=== Required work ===
Please set down all the lines beneath this one exactly, without the pictures.

=== Data section ===
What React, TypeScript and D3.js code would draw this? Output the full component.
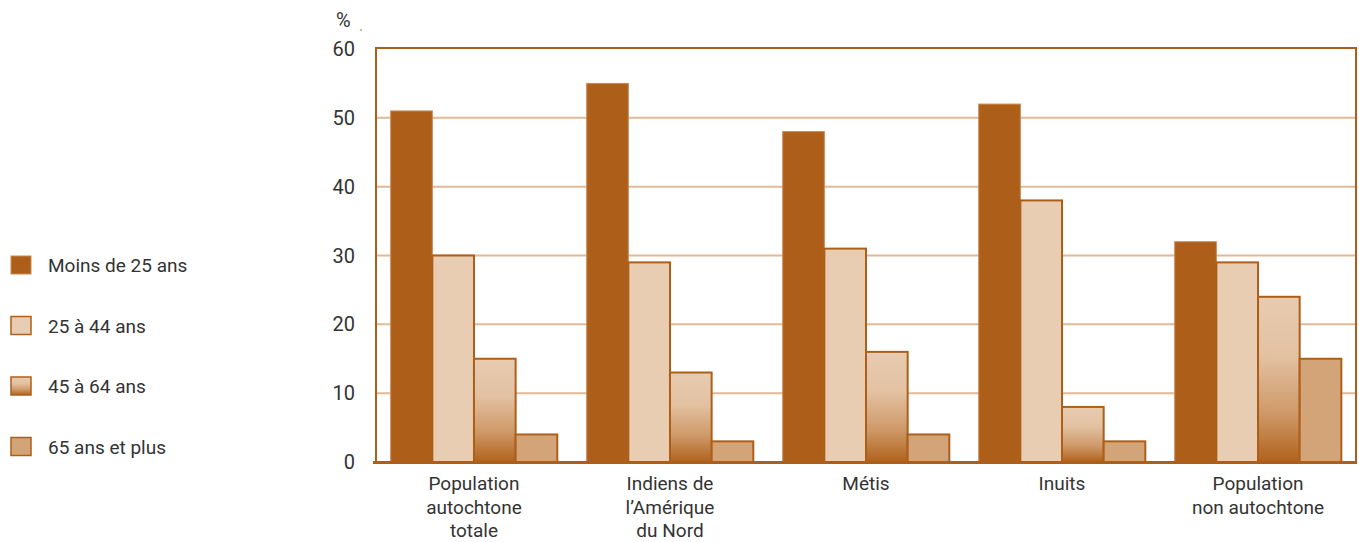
import React, { useEffect, useRef } from "react";
import * as d3 from "d3";

const categories = [
  ["Population", "autochtone", "totale"],
  ["Indiens de", "l\u2019Am\u00e9rique", "du Nord"],
  ["M\u00e9tis"],
  ["Inuits"],
  ["Population", "non autochtone"],
];
const seriesNames = ["Moins de 25 ans", "25 \u00e0 44 ans", "45 \u00e0 64 ans", "65 ans et plus"];
const under25 = [51, 55, 48, 52, 32];
const age25to44 = [30, 29, 31, 38, 29];
const age45to64 = [15, 13, 16, 8, 24];
const age65plus = [4, 3, 4, 3, 15];
const yTicks = [0, 10, 20, 30, 40, 50, 60];

const DARK = "#ad5f19";
const FONT = "'Liberation Sans Narrow', 'Roboto', 'DejaVu Sans', sans-serif";

export default function App() {
  const chart = useRef<SVGSVGElement>(null);

  useEffect(() => {
    const svg = d3.select(chart.current);
    svg.selectAll("*").remove();
    const width = 1359, height = 542;
    const plot = { left: 376, right: 1356, top: 48, bottom: 462 };

    const defs = svg.append("defs");
    const grad = defs.append("linearGradient")
      .attr("id", "grad4564").attr("x1", 0).attr("x2", 0).attr("y1", 0).attr("y2", 1);
    grad.append("stop").attr("offset", "0%").attr("stop-color", "#e8cbb0");
    grad.append("stop").attr("offset", "35%").attr("stop-color", "#e3c2a3");
    grad.append("stop").attr("offset", "70%").attr("stop-color", "#cf9a6a");
    grad.append("stop").attr("offset", "100%").attr("stop-color", "#b0621c");

    const fills = [DARK, "#e9cdb2", "url(#grad4564)", "#d4a479"];
    const strokes = ["#c88a55", DARK, DARK, DARK];
    const values = [under25, age25to44, age45to64, age65plus];

    const x0 = d3.scaleBand<number>()
      .domain(d3.range(categories.length))
      .range([plot.left - 1, plot.right + 1])
      .paddingInner(0.15).paddingOuter(0.08);
    const x1 = d3.scaleBand<number>().domain(d3.range(4)).range([0, x0.bandwidth()]);
    const y = d3.scaleLinear().domain([0, 60]).range([plot.bottom, plot.top + 1]);

    // grid
    svg.append("g").selectAll("line")
      .data(yTicks.filter(t => t > 0 && t < 60))
      .enter().append("line")
      .attr("x1", plot.left).attr("x2", plot.right)
      .attr("y1", d => y(d)).attr("y2", d => y(d))
      .attr("stroke", "#e2b996").attr("stroke-width", 2);

    // bars
    values.forEach((vals, s) => {
      svg.append("g").selectAll("rect")
        .data(vals)
        .enter().append("rect")
        .attr("x", (d, i) => (x0(i) as number) + (x1(s) as number))
        .attr("y", d => y(d))
        .attr("width", x1.bandwidth())
        .attr("height", d => plot.bottom - y(d))
        .attr("fill", fills[s])
        .attr("stroke", strokes[s])
        .attr("stroke-width", s === 0 ? 1 : 2);
    });

    // frame
    svg.append("path")
      .attr("d", `M${plot.left},${plot.bottom} V${plot.top} H${plot.right} V${plot.bottom}`)
      .attr("fill", "none").attr("stroke", DARK).attr("stroke-width", 2);
    svg.append("line")
      .attr("x1", plot.left - 3).attr("x2", plot.right + 1)
      .attr("y1", plot.bottom + 0.5).attr("y2", plot.bottom + 0.5)
      .attr("stroke", DARK).attr("stroke-width", 3);

    // y labels
    svg.append("g").selectAll("text")
      .data(yTicks)
      .enter().append("text")
      .attr("x", 355).attr("y", d => y(d) + 7)
      .attr("text-anchor", "end")
      .attr("font-family", FONT).attr("font-size", 20).attr("fill", "#333")
      .text(d => d);
    svg.append("text").attr("x", 336).attr("y", 27)
      .attr("font-family", FONT).attr("font-size", 20).attr("fill", "#333").text("%");
    svg.append("circle").attr("cx", 361).attr("cy", 30).attr("r", 0.8).attr("fill", DARK);

    // category labels
    categories.forEach((lines, i) => {
      const cx = (x0(i) as number) + x0.bandwidth() / 2;
      const t = svg.append("text")
        .attr("text-anchor", "middle")
        .attr("font-family", FONT).attr("font-size", 19).attr("fill", "#333");
      lines.forEach((ln, k) => {
        t.append("tspan").attr("x", cx).attr("y", 490 + k * 23.5).text(ln);
      });
    });

    // legend
    const leg = svg.append("g");
    seriesNames.forEach((name, s) => {
      const cy = 265 + s * 60.5;
      leg.append("rect")
        .attr("x", 11).attr("y", cy - 9).attr("width", 20).attr("height", 18)
        .attr("fill", fills[s]).attr("stroke", strokes[s]).attr("stroke-width", s === 0 ? 1 : 1.5);
      leg.append("text")
        .attr("x", 48).attr("y", cy + 7)
        .attr("font-family", FONT).attr("font-size", 19).attr("fill", "#333")
        .text(name);
    });

    svg.attr("width", width).attr("height", height);
  }, []);

  return <svg ref={chart} style={{ position: "absolute", left: 0, top: 0 }}></svg>;
}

=== The answer ===
What React, TypeScript and D3.js code would draw this? Output the full component.
import React, { useEffect, useRef } from "react";
import * as d3 from "d3";

const categories = [
  ["Population", "autochtone", "totale"],
  ["Indiens de", "l\u2019Am\u00e9rique", "du Nord"],
  ["M\u00e9tis"],
  ["Inuits"],
  ["Population", "non autochtone"],
];
const seriesNames = ["Moins de 25 ans", "25 \u00e0 44 ans", "45 \u00e0 64 ans", "65 ans et plus"];
const under25 = [51, 55, 48, 52, 32];
const age25to44 = [30, 29, 31, 38, 29];
const age45to64 = [15, 13, 16, 8, 24];
const age65plus = [4, 3, 4, 3, 15];
const yTicks = [0, 10, 20, 30, 40, 50, 60];

const DARK = "#ad5f19";
const FONT = "'Liberation Sans Narrow', 'Roboto', 'DejaVu Sans', sans-serif";

export default function App() {
  const chart = useRef<SVGSVGElement>(null);

  useEffect(() => {
    const svg = d3.select(chart.current);
    svg.selectAll("*").remove();
    const width = 1359, height = 542;
    const plot = { left: 376, right: 1356, top: 48, bottom: 462 };

    const defs = svg.append("defs");
    const grad = defs.append("linearGradient")
      .attr("id", "grad4564").attr("x1", 0).attr("x2", 0).attr("y1", 0).attr("y2", 1);
    grad.append("stop").attr("offset", "0%").attr("stop-color", "#e8cbb0");
    grad.append("stop").attr("offset", "35%").attr("stop-color", "#e3c2a3");
    grad.append("stop").attr("offset", "70%").attr("stop-color", "#cf9a6a");
    grad.append("stop").attr("offset", "100%").attr("stop-color", "#b0621c");

    const fills = [DARK, "#e9cdb2", "url(#grad4564)", "#d4a479"];
    const strokes = ["#c88a55", DARK, DARK, DARK];
    const values = [under25, age25to44, age45to64, age65plus];

    const x0 = d3.scaleBand<number>()
      .domain(d3.range(categories.length))
      .range([plot.left - 1, plot.right + 1])
      .paddingInner(0.15).paddingOuter(0.08);
    const x1 = d3.scaleBand<number>().domain(d3.range(4)).range([0, x0.bandwidth()]);
    const y = d3.scaleLinear().domain([0, 60]).range([plot.bottom, plot.top + 1]);

    // grid
    svg.append("g").selectAll("line")
      .data(yTicks.filter(t => t > 0 && t < 60))
      .enter().append("line")
      .attr("x1", plot.left).attr("x2", plot.right)
      .attr("y1", d => y(d)).attr("y2", d => y(d))
      .attr("stroke", "#e2b996").attr("stroke-width", 2);

    // bars
    values.forEach((vals, s) => {
      svg.append("g").selectAll("rect")
        .data(vals)
        .enter().append("rect")
        .attr("x", (d, i) => (x0(i) as number) + (x1(s) as number))
        .attr("y", d => y(d))
        .attr("width", x1.bandwidth())
        .attr("height", d => plot.bottom - y(d))
        .attr("fill", fills[s])
        .attr("stroke", strokes[s])
        .attr("stroke-width", s === 0 ? 1 : 2);
    });

    // frame
    svg.append("path")
      .attr("d", `M${plot.left},${plot.bottom} V${plot.top} H${plot.right} V${plot.bottom}`)
      .attr("fill", "none").attr("stroke", DARK).attr("stroke-width", 2);
    svg.append("line")
      .attr("x1", plot.left - 3).attr("x2", plot.right + 1)
      .attr("y1", plot.bottom + 0.5).attr("y2", plot.bottom + 0.5)
      .attr("stroke", DARK).attr("stroke-width", 3);

    // y labels
    svg.append("g").selectAll("text")
      .data(yTicks)
      .enter().append("text")
      .attr("x", 355).attr("y", d => y(d) + 7)
      .attr("text-anchor", "end")
      .attr("font-family", FONT).attr("font-size", 20).attr("fill", "#333")
      .text(d => d);
    svg.append("text").attr("x", 336).attr("y", 27)
      .attr("font-family", FONT).attr("font-size", 20).attr("fill", "#333").text("%");
    svg.append("circle").attr("cx", 361).attr("cy", 30).attr("r", 0.8).attr("fill", DARK);

    // category labels
    categories.forEach((lines, i) => {
      const cx = (x0(i) as number) + x0.bandwidth() / 2;
      const t = svg.append("text")
        .attr("text-anchor", "middle")
        .attr("font-family", FONT).attr("font-size", 19).attr("fill", "#333");
      lines.forEach((ln, k) => {
        t.append("tspan").attr("x", cx).attr("y", 490 + k * 23.5).text(ln);
      });
    });

    // legend
    const leg = svg.append("g");
    seriesNames.forEach((name, s) => {
      const cy = 265 + s * 60.5;
      leg.append("rect")
        .attr("x", 11).attr("y", cy - 9).attr("width", 20).attr("height", 18)
        .attr("fill", fills[s]).attr("stroke", strokes[s]).attr("stroke-width", s === 0 ? 1 : 1.5);
      leg.append("text")
        .attr("x", 48).attr("y", cy + 7)
        .attr("font-family", FONT).attr("font-size", 19).attr("fill", "#333")
        .text(name);
    });

    svg.attr("width", width).attr("height", height);
  }, []);

  return <svg ref={chart} style={{ position: "absolute", left: 0, top: 0 }}></svg>;
}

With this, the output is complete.